**REQUIRED TASK**
Extract, unchanged, each line of the listing below from its first line through the line that contains "0.787, 0.782, 0.772]", inclusive, and nothing else.

**DATA LINES**
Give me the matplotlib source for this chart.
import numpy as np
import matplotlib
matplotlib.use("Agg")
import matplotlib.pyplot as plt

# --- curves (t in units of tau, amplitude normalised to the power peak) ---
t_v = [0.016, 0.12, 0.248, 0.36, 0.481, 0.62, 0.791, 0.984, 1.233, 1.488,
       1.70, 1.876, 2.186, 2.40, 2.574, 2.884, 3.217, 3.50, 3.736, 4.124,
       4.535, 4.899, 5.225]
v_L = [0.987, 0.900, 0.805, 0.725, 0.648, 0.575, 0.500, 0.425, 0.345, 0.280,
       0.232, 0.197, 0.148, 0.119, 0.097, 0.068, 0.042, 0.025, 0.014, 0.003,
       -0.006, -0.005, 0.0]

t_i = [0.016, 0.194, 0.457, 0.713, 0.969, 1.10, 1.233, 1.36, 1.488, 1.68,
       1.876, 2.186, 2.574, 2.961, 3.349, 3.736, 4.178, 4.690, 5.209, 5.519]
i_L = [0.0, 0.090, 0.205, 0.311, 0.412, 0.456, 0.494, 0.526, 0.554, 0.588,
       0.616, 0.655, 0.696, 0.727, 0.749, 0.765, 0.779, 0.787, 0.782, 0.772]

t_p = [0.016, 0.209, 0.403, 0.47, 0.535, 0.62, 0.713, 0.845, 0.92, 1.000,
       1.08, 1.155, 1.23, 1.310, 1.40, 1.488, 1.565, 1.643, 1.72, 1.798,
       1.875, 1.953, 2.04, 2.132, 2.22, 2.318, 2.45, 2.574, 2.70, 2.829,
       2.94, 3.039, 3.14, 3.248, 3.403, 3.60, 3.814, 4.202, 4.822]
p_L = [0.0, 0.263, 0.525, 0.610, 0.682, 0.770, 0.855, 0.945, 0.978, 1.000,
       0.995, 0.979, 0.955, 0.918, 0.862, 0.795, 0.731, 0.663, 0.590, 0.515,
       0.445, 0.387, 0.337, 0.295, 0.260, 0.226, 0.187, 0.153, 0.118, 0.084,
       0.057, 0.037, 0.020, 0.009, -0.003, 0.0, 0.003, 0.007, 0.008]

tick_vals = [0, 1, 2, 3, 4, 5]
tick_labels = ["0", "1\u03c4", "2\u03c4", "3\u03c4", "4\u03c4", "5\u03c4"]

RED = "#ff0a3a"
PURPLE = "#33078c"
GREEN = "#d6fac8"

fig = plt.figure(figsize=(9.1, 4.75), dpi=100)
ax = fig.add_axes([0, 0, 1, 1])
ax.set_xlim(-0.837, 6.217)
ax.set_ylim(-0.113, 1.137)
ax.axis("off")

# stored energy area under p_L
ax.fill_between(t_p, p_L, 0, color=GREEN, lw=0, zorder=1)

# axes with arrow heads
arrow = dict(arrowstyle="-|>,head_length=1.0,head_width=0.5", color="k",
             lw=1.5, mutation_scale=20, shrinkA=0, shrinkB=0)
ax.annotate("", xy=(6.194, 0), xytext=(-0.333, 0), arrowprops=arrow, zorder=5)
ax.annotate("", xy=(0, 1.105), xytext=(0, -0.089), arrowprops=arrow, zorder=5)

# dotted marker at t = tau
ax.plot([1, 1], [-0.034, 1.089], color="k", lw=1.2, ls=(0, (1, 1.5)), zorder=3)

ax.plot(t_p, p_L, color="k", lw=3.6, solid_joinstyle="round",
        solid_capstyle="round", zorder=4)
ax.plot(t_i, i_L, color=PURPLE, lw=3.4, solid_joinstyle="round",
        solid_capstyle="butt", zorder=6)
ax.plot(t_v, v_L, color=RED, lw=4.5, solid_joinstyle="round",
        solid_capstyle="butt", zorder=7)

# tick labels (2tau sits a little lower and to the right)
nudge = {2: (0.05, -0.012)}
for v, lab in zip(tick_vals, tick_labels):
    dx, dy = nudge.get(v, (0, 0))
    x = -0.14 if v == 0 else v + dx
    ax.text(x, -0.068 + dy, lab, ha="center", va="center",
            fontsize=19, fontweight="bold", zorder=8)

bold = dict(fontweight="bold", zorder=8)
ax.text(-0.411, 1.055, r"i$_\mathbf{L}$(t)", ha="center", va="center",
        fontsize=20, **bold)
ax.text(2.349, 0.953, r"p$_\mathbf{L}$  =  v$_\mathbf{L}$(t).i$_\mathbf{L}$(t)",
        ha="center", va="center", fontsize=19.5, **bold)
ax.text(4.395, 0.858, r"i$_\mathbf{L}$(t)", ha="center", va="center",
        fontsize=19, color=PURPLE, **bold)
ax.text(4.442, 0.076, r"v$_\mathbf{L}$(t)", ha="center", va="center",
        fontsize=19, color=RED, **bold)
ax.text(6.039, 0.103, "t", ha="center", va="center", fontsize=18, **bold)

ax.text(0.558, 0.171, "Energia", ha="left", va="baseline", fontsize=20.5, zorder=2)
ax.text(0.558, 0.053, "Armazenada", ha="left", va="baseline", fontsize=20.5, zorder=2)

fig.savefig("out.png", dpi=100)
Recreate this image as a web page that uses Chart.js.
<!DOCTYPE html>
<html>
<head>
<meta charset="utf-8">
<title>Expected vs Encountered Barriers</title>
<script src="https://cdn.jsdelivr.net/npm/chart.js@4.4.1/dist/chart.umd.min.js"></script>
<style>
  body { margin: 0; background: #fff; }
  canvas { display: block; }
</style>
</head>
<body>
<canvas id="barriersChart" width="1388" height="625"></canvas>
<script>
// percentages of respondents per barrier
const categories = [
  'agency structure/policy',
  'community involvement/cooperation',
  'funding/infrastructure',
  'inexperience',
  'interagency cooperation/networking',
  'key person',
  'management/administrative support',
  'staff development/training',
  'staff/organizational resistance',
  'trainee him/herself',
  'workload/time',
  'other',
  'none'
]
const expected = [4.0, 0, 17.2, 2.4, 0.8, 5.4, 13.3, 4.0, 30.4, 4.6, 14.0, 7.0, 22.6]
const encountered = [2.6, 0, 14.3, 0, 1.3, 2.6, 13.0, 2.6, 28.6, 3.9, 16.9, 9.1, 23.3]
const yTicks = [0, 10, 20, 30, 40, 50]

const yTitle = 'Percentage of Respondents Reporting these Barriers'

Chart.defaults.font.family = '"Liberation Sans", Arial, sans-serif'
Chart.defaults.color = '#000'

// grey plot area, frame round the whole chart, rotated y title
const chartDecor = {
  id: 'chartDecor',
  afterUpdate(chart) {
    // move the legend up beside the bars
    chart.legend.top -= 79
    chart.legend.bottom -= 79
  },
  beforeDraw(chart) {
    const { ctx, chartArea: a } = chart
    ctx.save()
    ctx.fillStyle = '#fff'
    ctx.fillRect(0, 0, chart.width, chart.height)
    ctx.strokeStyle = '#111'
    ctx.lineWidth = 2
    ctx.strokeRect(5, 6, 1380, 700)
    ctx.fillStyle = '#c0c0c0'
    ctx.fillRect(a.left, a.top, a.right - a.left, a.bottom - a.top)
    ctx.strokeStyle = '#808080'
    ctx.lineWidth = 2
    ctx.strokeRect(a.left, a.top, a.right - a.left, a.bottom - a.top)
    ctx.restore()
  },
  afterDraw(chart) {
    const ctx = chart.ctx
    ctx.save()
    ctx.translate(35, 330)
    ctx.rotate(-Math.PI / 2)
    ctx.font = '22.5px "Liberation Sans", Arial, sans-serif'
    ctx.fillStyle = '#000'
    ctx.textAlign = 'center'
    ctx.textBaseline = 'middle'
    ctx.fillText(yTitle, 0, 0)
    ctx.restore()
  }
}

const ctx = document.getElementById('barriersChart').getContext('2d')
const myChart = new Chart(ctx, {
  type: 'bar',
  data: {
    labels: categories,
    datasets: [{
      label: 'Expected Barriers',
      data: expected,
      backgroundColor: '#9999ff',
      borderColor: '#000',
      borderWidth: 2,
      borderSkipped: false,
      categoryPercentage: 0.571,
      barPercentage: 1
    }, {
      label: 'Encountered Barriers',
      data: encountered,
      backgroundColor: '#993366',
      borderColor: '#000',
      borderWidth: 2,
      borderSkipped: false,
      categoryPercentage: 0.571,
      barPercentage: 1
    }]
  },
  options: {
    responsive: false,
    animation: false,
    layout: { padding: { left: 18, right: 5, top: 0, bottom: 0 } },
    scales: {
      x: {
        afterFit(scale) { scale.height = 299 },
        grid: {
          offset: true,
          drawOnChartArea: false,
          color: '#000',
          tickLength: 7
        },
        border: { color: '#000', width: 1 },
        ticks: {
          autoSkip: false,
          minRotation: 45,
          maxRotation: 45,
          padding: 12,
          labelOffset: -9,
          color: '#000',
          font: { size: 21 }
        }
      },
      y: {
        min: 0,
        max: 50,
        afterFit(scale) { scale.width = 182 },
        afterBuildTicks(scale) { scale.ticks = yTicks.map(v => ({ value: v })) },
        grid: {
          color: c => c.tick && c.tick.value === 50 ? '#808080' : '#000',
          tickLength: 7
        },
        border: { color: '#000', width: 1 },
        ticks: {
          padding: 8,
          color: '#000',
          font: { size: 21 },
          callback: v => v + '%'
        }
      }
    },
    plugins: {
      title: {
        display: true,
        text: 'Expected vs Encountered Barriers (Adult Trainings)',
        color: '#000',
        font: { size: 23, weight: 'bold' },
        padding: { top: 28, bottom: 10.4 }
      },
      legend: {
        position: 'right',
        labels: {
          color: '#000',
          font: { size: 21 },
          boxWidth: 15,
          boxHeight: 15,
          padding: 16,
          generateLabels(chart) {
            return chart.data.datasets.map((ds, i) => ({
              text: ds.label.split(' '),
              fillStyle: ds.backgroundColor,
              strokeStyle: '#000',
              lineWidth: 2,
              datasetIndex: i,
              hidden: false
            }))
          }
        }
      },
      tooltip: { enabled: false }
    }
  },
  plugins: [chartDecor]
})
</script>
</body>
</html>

**ANSWER TO THE TASK**
Give me the matplotlib source for this chart.
import numpy as np
import matplotlib
matplotlib.use("Agg")
import matplotlib.pyplot as plt

# --- curves (t in units of tau, amplitude normalised to the power peak) ---
t_v = [0.016, 0.12, 0.248, 0.36, 0.481, 0.62, 0.791, 0.984, 1.233, 1.488,
       1.70, 1.876, 2.186, 2.40, 2.574, 2.884, 3.217, 3.50, 3.736, 4.124,
       4.535, 4.899, 5.225]
v_L = [0.987, 0.900, 0.805, 0.725, 0.648, 0.575, 0.500, 0.425, 0.345, 0.280,
       0.232, 0.197, 0.148, 0.119, 0.097, 0.068, 0.042, 0.025, 0.014, 0.003,
       -0.006, -0.005, 0.0]

t_i = [0.016, 0.194, 0.457, 0.713, 0.969, 1.10, 1.233, 1.36, 1.488, 1.68,
       1.876, 2.186, 2.574, 2.961, 3.349, 3.736, 4.178, 4.690, 5.209, 5.519]
i_L = [0.0, 0.090, 0.205, 0.311, 0.412, 0.456, 0.494, 0.526, 0.554, 0.588,
       0.616, 0.655, 0.696, 0.727, 0.749, 0.765, 0.779, 0.787, 0.782, 0.772]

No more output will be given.